Now imagine you're not a commissar, but a railroad CEO in a market economy. Your goal isn't "the good of the nation" but profit. You calculate costs: engineering hours × price of engineering + steel tons × price of steel. You choose whatever costs less.
Here's the miracle: By choosing what's cheapest for your company, you automatically choose what's best for society. Those market prices you calculated with? They contain the knowledge and preferences of millions of people you'll never meet.
When customers want better produce, they offer grocers more. Grocers offer farmers more. Farmers offer more for irrigation. Irrigation companies offer engineers more. The price of engineering rises, signaling everyone that this resource just became more valuable.
Prices aren't just numbers. They're a distributed intelligence system that coordinates billions of decisions without anyone being in charge. No commissar needed. No surveys required.
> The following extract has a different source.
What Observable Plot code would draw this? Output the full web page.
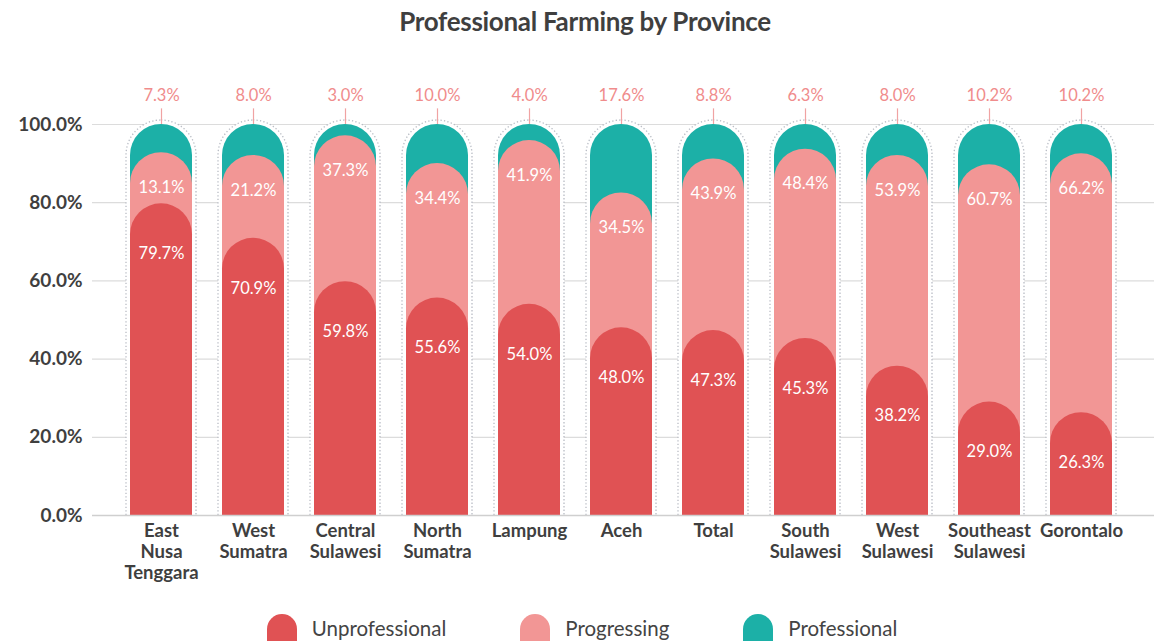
<!DOCTYPE html>
<html>
<head>
<meta charset="utf-8">
<script src="https://cdn.jsdelivr.net/npm/d3@7"></script>
<script src="https://cdn.jsdelivr.net/npm/@observablehq/plot@0.6"></script>
<style>
  html, body { margin: 0; padding: 0; background: #fff; }
  body { width: 1154px; height: 644px; overflow: hidden; font-family: Lato, "Open Sans", sans-serif; }
  #title { height: 50px; box-sizing: border-box; padding-top: 5px; text-align: center;
           font: bold 26px Lato, sans-serif; color: #3f3f3f; letter-spacing: -0.3px; padding-left: 16px; }
  #chart svg { display: block; }
  #legend { display: flex; justify-content: center; align-items: flex-end; height: 46px; padding-left: 10px; }
  .item { display: flex; align-items: flex-end; margin: 0 37px; }
  .dome { width: 30px; height: 27px; border-radius: 15px 15px 0 0; margin-right: 15px; }
  .lab { font: 20.5px Lato, sans-serif; color: #444; line-height: 26px; }
</style>
</head>
<body>
<div id="title">Professional Farming by Province</div>
<div id="chart"></div>
<div id="legend"></div>
<script>
const provinces = ["East Nusa Tenggara", "West Sumatra", "Central Sulawesi", "North Sumatra", "Lampung", "Aceh", "Total", "South Sulawesi", "West Sulawesi", "Southeast Sulawesi", "Gorontalo"];
const unprofessional = [79.7, 70.9, 59.8, 55.6, 54.0, 48.0, 47.3, 45.3, 38.2, 29.0, 26.3];
const progressing = [13.1, 21.2, 37.3, 34.4, 41.9, 34.5, 43.9, 48.4, 53.9, 60.7, 66.2];
const professional = [7.3, 8.0, 3.0, 10.0, 4.0, 17.6, 8.8, 6.3, 8.0, 10.2, 10.2];
const series = ["Unprofessional", "Progressing", "Professional"];
const colors = ["#e05254", "#f29695", "#1cb0a7"];
const yTicks = [0, 20, 40, 60, 80, 100];

const BASE = -12;      // extends bars below the frame so only the top corners stay rounded
const FULL = 100;      // every bar fills to 100%
const LEADER = 4;      // length of the leader line above 100%

const rows = provinces.map((p, i) => ({
  province: p,
  unprof: unprofessional[i],
  prog: progressing[i],
  prof: professional[i],
  top1: unprofessional[i],
  top2: Math.min(FULL, unprofessional[i] + progressing[i])
}));

const fmt = v => v.toFixed(1) + "%";

const chart = Plot.plot({
  width: 1154,
  height: 545,
  marginTop: 30,
  marginBottom: 80,
  marginLeft: 92,
  marginRight: 0,
  style: { fontFamily: "Lato, sans-serif", color: "#444", background: "#fff" },
  x: { domain: provinces, padding: 0.33, insetLeft: 4, insetRight: 8, label: null,
       tickSize: 0, tickPadding: 8, tickFormat: d => d.replace(/ /g, "\n") },
  y: { domain: [0, FULL], insetTop: 44, label: null, ticks: yTicks, tickSize: 0, tickPadding: 10,
       tickFormat: fmt },
  marks: [
    Plot.ruleY(yTicks.filter(d => d > 0), { stroke: "#dcdcdc", strokeWidth: 1.2 }),
    Plot.barY(rows, { x: "province", y1: BASE, y2: FULL, inset: -4, rx: 35, ry: 35,
                      fill: "#fff", stroke: "#b8bcc4", strokeWidth: 1.3, strokeDasharray: "1.3,2.2", clip: true }),
    Plot.barY(rows, { x: "province", y1: BASE, y2: FULL, rx: 31, ry: 31, fill: colors[2], clip: true }),
    Plot.barY(rows, { x: "province", y1: BASE, y2: "top2", rx: 31, ry: 31, fill: colors[1], clip: true }),
    Plot.barY(rows, { x: "province", y1: BASE, y2: "top1", rx: 31, ry: 31, fill: colors[0], clip: true }),
    Plot.ruleY([0], { stroke: "#cfcfcf", strokeWidth: 1.5 }),
    Plot.ruleX(rows, { x: "province", y1: FULL, y2: FULL + LEADER, stroke: "#f0a3a3", strokeWidth: 1.2 }),
    Plot.text(rows, { x: "province", y: FULL, dy: -29, text: d => fmt(d.prof), fill: "#f08c8c",
                      fontSize: 16.5 }),
    Plot.text(rows, { x: "province", y: "top2", dy: 35, text: d => fmt(d.prog), fill: "#fff",
                      fontSize: 16.5 }),
    Plot.text(rows, { x: "province", y: "top1", dy: 50, text: d => fmt(d.unprof), fill: "#fff",
                      fontSize: 16.5 })
  ]
});

chart.querySelectorAll('g[aria-label="y-axis tick label"] text').forEach(t => {
  t.style.fontWeight = "bold";
  t.style.fontSize = "19px";
  t.style.fill = "#3f3f3f";
});
chart.querySelectorAll('g[aria-label="x-axis tick label"] text').forEach(t => {
  t.style.fontWeight = "bold";
  t.style.fontSize = "18.5px";
  t.style.fill = "#3f3f3f";
});
chart.querySelectorAll('g[aria-label="x-axis tick label"] text tspan').forEach(t => {
  const dy = t.getAttribute("dy");
  if (dy && dy === "1em") t.setAttribute("dy", "1.15em");
});
document.getElementById("chart").append(chart);

const legend = document.getElementById("legend");
series.forEach((s, i) => {
  const item = document.createElement("div");
  item.className = "item";
  item.innerHTML = `<span class="dome" style="background:${colors[i]}"></span><span class="lab">${s}</span>`;
  legend.append(item);
});
</script>
</body>
</html>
Just voluntary exchange revealing truth.
This is why socialism always fails and why markets always win. But most college students never learn this. They graduate thinking prices are arbitrary, that central planning could work "if done right."
Load of shit.
Facts don't care about your feelings, the Soviet Union objectively was better than the U.S when it came to State-ran railways.
That's not even touching China.

how's this and all that follows miss to mention any sort of profitability in the calcs. this doesn't even make sense on it's own rules, it'd have you building a spiral of railway around the steel plant since that's probably always the cheapest option
Yeah wait a minute yeah you would subtract that from projected revenue. They don't even mention that lmao.
Which then opens up the question: "what if the railroad doesn't actually go very far or help very many people because it's deemed unprofitable? Wouldnt it have just been better to plan and subsidize it from the start? And then what if that subsidy returns as an investment by way of putting a small tariff on companies that use the rail so you overall boost the productive base of the region, thus creating a wider tax base, this meaning more public utilities, this meaning smaller input costs for the companies around thus making more industry more profitable?"
Or investment. Not having that in the equation is wild too. Attracting investors and convincing them it'll be profitable is like 80% of capitalism LMAO.
"What if there's a steel monopoly and it's not profitable under any circumstances to build it? Not because of resource limitations but because maintaining artificial scarcity and signing deals with select buyers is more profitable for the steel mills?"
"What if there aren't sufficient engineers because the country doesn't invest in education? What if it was never profitable enough to be an engineer and everyone went to school for finance?"
If they actually took the math seriously they'd at least honestly arrive at some form of socialized rail to insure public utility, or at least conceding that market regulations and investment capital have to be involved if you don't do that.
Fucking wild that they think it's just "some guy buying things" when it comes to the economy.
Imagine you're everyone fucking else and you just want affordable and reliable transit. Now let's look at which countries have the most affordable and reliable transi...oh shit oh fuck!
Roller Coaster Tycoon ass economics.